A rock will remain a regular ol’ rock unless and until it’s rubbed the right way.
Different grinds of grit produce different results and all are necessary to produce a polished stone.
Change doesn’t happen overnight; it comes in due time.
Like rocks tumbled or rough wood sanded, a person changes over time when external forces rub them the right way.
This revelation might not be new to you, but back then, for me, it was revolutionary.
It forever changed the way I viewed difficult people and circumstances.
My perspective realigned to consider what God was trying to teach me (or allowing me to learn) in challenging relationships and situations. Rather than give in to defeat or frustration, I embraced this opportunity to mature in the faith and grow in wisdom. “WHAT did God have for me in THIS?” was the question I found myself asking over and over again. This didn’t make the difficulties go away, but it gave purpose to them.
I realized that praying for God to change other people (or my circumstances) was tantamount to telling Him I didn’t trust Him!
Sobering. Convicting. And motivating to change myself.
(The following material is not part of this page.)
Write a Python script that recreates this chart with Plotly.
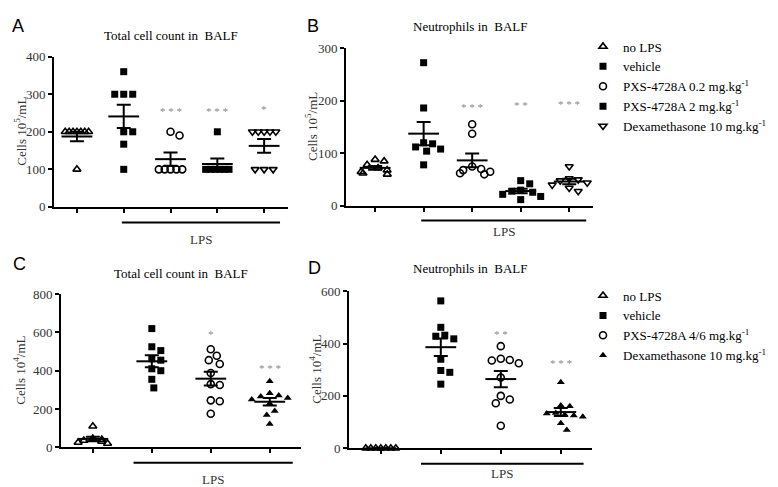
import numpy as np
import plotly.graph_objects as go

# ============================================================
# Data (cells per mL, one value per animal)
# ============================================================

# Panel A - total cell count in BALF (10^5/mL)
a_no_lps = [200, 200, 200, 200, 200, 200, 200, 100]
a_vehicle = [360, 300, 300, 300, 200, 200, 167, 100]
a_pxs_low = [200, 190, 100, 100, 100, 100, 100]
a_pxs_high = [200, 100, 100, 100, 100, 100, 100]
a_dexa = [200, 200, 200, 200, 200, 100, 100, 100]
a_stars = ["", "", "* * *", "* * *", "*"]
a_star_y = [None, None, 256, 256, 262]

# Panel B - neutrophils in BALF (10^5/mL)
b_no_lps = [88, 85, 78, 72, 68, 65, 62, 60]
b_vehicle = [272, 186, 120, 118, 112, 108, 104, 78]
b_pxs_low = [155, 137, 75, 70, 68, 65, 62, 60]
b_pxs_high = [48, 42, 30, 28, 26, 22, 18, 12]
b_dexa = [75, 52, 50, 48, 44, 40, 34, 28]
b_stars = ["", "", "* * *", "* *", "* * *"]
b_star_y = [None, None, 188, 192, 193]

# Panel C - total cell count in BALF (10^4/mL)
c_no_lps = [110, 45, 40, 35, 30, 25, 20]
c_vehicle = [620, 525, 505, 462, 455, 410, 400, 355, 310]
c_pxs = [512, 478, 455, 435, 388, 330, 325, 245, 240, 175]
c_dexa = [345, 282, 270, 265, 258, 250, 228, 190, 168, 122]
c_stars = ["", "", "*", "* * *"]
c_star_y = [None, None, 591, 413]

# Panel D - neutrophils in BALF (10^4/mL)
d_no_lps = [0, 0, 0, 0, 0, 0, 0]
d_vehicle = [563, 462, 432, 428, 418, 340, 297, 290, 245]
d_pxs = [390, 342, 337, 335, 325, 270, 200, 186, 172, 86]
d_dexa = [252, 163, 160, 135, 133, 128, 125, 120, 95, 70]
d_stars = ["", "", "* *", "* * *"]
d_star_y = [None, None, 436, 325]

names_ab = [
    "no LPS",
    "vehicle",
    "PXS-4728A 0.2 mg.kg<sup>-1</sup>",
    "PXS-4728A 2 mg.kg<sup>-1</sup>",
    "Dexamethasone 10 mg.kg<sup>-1</sup>",
]
names_cd = [
    "no LPS",
    "vehicle",
    "PXS-4728A 4/6 mg.kg<sup>-1</sup>",
    "Dexamethasone 10 mg.kg<sup>-1</sup>",
]
symbols_ab = ["triangle-up-open", "square", "circle-open", "square", "triangle-down-open"]
symbols_cd = ["triangle-up-open", "square", "circle-open", "triangle-up"]


# ============================================================
# Layout of the four panels (pixels in a 778x487 page)
# ============================================================

W, H = 778, 487
SERIF = "Liberation Serif"
SANS = "Liberation Sans"

panels = [
    dict(letter="A", ax="", groups=[a_no_lps, a_vehicle, a_pxs_low, a_pxs_high, a_dexa],
         names=names_ab, symbols=symbols_ab, stars=a_stars, star_y=a_star_y,
         title="Total cell count in  BALF", ytitle="Cells 10<sup>5</sup>/mL",
         px_x=(46, 280), px_y=(198, 43), xrange=(-0.49, 4.51), yrange=(0, 400), dtick=100,
         lps=(0.96, 4.34), lps_bar=214, lps_text=232, legend="legend",
         letter_pos=(10, 11), ytitle_x=12, title_y=21),
    dict(letter="B", ax="2", groups=[b_no_lps, b_vehicle, b_pxs_low, b_pxs_high, b_dexa],
         names=names_ab, symbols=symbols_ab, stars=b_stars, star_y=b_star_y,
         title="Neutrophils in  BALF", ytitle="Cells 10<sup>5</sup>/mL",
         px_x=(338, 585), px_y=(197, 34), xrange=(-0.6, 4.49), yrange=(0, 300), dtick=100,
         lps=(0.95, 4.35), lps_bar=212, lps_text=223, legend=None,
         letter_pos=(305, 11), ytitle_x=303, title_y=12),
    dict(letter="C", ax="3", groups=[c_no_lps, c_vehicle, c_pxs, c_dexa],
         names=names_cd, symbols=symbols_cd, stars=c_stars, star_y=c_star_y,
         title="Total cell count in  BALF", ytitle="Cells 10<sup>4</sup>/mL",
         px_x=(53, 293), px_y=(446, 288), xrange=(-0.54, 3.53), yrange=(0, 800), dtick=200,
         lps=(0.69, 3.39), lps_bar=462, lps_text=479, legend="legend2",
         letter_pos=(11, 257), ytitle_x=11, title_y=267),
    dict(letter="D", ax="4", groups=[d_no_lps, d_vehicle, d_pxs, d_dexa],
         names=names_cd, symbols=symbols_cd, stars=d_stars, star_y=d_star_y,
         title="Neutrophils in  BALF", ytitle="Cells 10<sup>4</sup>/mL",
         px_x=(341, 584), px_y=(447, 285), xrange=(-0.53, 3.52), yrange=(0, 600), dtick=200,
         lps=(0.67, 3.38), lps_bar=463, lps_text=473, legend=None,
         letter_pos=(306, 261), ytitle_x=307, title_y=262),
]


def swarm_offsets(values, y_px, d=9.0, cap=12.0):
    """Simple beeswarm in pixel space, returns horizontal offsets in px."""
    vals = np.asarray(values, dtype=float)
    ys = vals * y_px
    order = np.argsort(-vals, kind="stable")
    cands = [0.0]
    for k in range(1, 60):
        cands += [float(k), float(-k)]
    placed = []
    offs = np.zeros(len(vals))
    for i in order:
        for c in cands:
            if all((c - px) ** 2 + (ys[i] - py) ** 2 >= d * d for px, py in placed):
                break
        placed.append((c, ys[i]))
        offs[i] = c
    # squeeze rows of tied values that get too wide
    done = np.zeros(len(vals), bool)
    for i in range(len(vals)):
        if done[i]:
            continue
        row = np.where(np.abs(ys - ys[i]) < 1.5)[0]
        done[row] = True
        lo, hi = offs[row].min(), offs[row].max()
        if hi - lo > 2 * cap:
            offs[row] = -cap + (offs[row] - lo) * (2 * cap / (hi - lo))
    return offs


fig = go.Figure()
annotations = []
shapes = []
layout_axes = {}

for p in panels:
    xa, ya = "x" + p["ax"], "y" + p["ax"]
    x0, x1 = p["px_x"]
    yb, yt = p["px_y"]
    x_px = (x1 - x0) / (p["xrange"][1] - p["xrange"][0])
    y_px = (yb - yt) / (p["yrange"][1] - p["yrange"][0])
    n_groups = len(p["groups"])

    # points
    for gi, vals in enumerate(p["groups"]):
        offs = swarm_offsets(vals, y_px, cap=0.25 * x_px)
        sym = p["symbols"][gi]
        is_open = sym.endswith("-open")
        fig.add_trace(go.Scatter(
            x=gi + offs / x_px, y=vals, xaxis=xa, yaxis=ya,
            mode="markers", name=p["names"][gi],
            marker=dict(symbol=sym, size=7, color="black",
                        line=dict(width=1.6 if is_open else 0, color="black")),
            cliponaxis=False,
            showlegend=p["legend"] is not None,
            legend=p["legend"] or "legend",
            hoverinfo="y",
        ))

    # mean +/- SEM
    means = [float(np.mean(v)) for v in p["groups"]]
    sems = [float(np.std(v, ddof=1) / np.sqrt(len(v))) for v in p["groups"]]
    fig.add_trace(go.Scatter(
        x=list(range(n_groups)), y=means, xaxis=xa, yaxis=ya,
        mode="markers", showlegend=False, cliponaxis=False,
        marker=dict(symbol="line-ew", size=22, color="black",
                    line=dict(width=2, color="black")),
        error_y=dict(type="data", array=sems, width=7, thickness=2, color="black"),
    ))

    # significance stars
    for gi, (s, sy) in enumerate(zip(p["stars"], p["star_y"])):
        if s:
            annotations.append(dict(
                x=gi, y=sy, xref=xa, yref=ya, text=s, showarrow=False,
                font=dict(family=SERIF, size=11, color="#8a8a8a"),
                xanchor="center", yanchor="middle",
            ))

    # axes
    layout_axes["xaxis" + p["ax"]] = dict(
        domain=[x0 / W, x1 / W], range=list(p["xrange"]), anchor=ya,
        showgrid=False, zeroline=False, showline=True, linecolor="black", linewidth=2,
        tickmode="array", tickvals=list(range(n_groups)), ticktext=[""] * n_groups,
        ticks="outside", ticklen=4, tickwidth=2, tickcolor="black", fixedrange=True,
    )
    layout_axes["yaxis" + p["ax"]] = dict(
        domain=[1 - yb / H, 1 - yt / H], range=list(p["yrange"]), anchor=xa,
        showgrid=False, zeroline=False, showline=True, linecolor="black", linewidth=2,
        dtick=p["dtick"], tick0=0, ticks="outside", ticklen=4, tickwidth=2,
        tickcolor="black", tickfont=dict(family=SERIF, size=13, color="#333333"),
        fixedrange=True,
    )

    # LPS bracket
    shapes.append(dict(
        type="line", xref=xa, yref="paper",
        x0=p["lps"][0], x1=p["lps"][1],
        y0=1 - p["lps_bar"] / H, y1=1 - p["lps_bar"] / H,
        line=dict(color="black", width=2),
    ))
    annotations.append(dict(
        x=(p["lps"][0] + p["lps"][1]) / 2, y=1 - p["lps_text"] / H,
        xref=xa, yref="paper", text="LPS", showarrow=False,
        font=dict(family=SERIF, size=13, color="#333333"),
        xanchor="center", yanchor="middle",
    ))

    # panel title, letter and y title
    annotations.append(dict(
        x=(x0 + x1) / 2 / W, y=1 - p["title_y"] / H, xref="paper", yref="paper",
        text=p["title"], showarrow=False,
        font=dict(family=SERIF, size=13, color="black"),
        xanchor="center", yanchor="middle",
    ))
    lx, ly = p["letter_pos"]
    annotations.append(dict(
        x=lx / W, y=1 - ly / H, xref="paper", yref="paper",
        text=p["letter"], showarrow=False,
        font=dict(family=SANS, size=18, color="black"),
        xanchor="center", yanchor="middle",
    ))
    annotations.append(dict(
        x=p["ytitle_x"] / W, y=1 - (yb + yt) / 2 / H, xref="paper", yref="paper",
        text=p["ytitle"], textangle=-90, showarrow=False,
        font=dict(family=SERIF, size=13, color="#333333"),
        xanchor="center", yanchor="middle",
    ))

legend_style = dict(
    xanchor="left", yanchor="top", bgcolor="rgba(0,0,0,0)",
    font=dict(family=SERIF, size=13, color="black"),
    tracegroupgap=0, itemclick=False, itemdoubleclick=False,
)

fig.update_layout(
    width=W, height=H,
    margin=dict(l=0, r=0, t=0, b=0),
    paper_bgcolor="white", plot_bgcolor="white",
    font=dict(family=SERIF, size=13, color="black"),
    annotations=annotations, shapes=shapes,
    legend=dict(x=575 / W, y=1 - 17 / H, **legend_style),
    legend2=dict(x=575 / W, y=1 - 274 / H, **legend_style),
    **layout_axes,
)

fig.write_html("out.html")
To look at Sandpaper People through the eyes of Christ and not my own is nothing short of life changing. But I’d be lying if I told you this is always my first response to difficult people. Even though I believe it to be true and worthy and right, sometimes I still resist seeing others through the lens of Christ.
Can you imagine the difference it would make if we believed God was accomplishing a Kingdom work in the midst of our difficult relationships?
- We would discover opportunity to love and pray for the unlovely; maybe not quite an enemy, but those who make life difficult. (Luke 6:27-36)
- Obedience to God would propel us toward peace with others (Hebrews 12:14, Romans 12: 18)
What else can you see resulting from believing God is refining you and conforming you to His image through the Sandpaper People in your life?
For my good and your good and for the glory of God, would you join me in getting over our collective selves, and beg God to reveal what He wants us to know? Even go so far as to ask for MORE Sandpaper People to Holy rub us the right way? Do we dare?!
(Note: I’ve been on the road since my post was published; forgive my delayed response? Why, thank you!)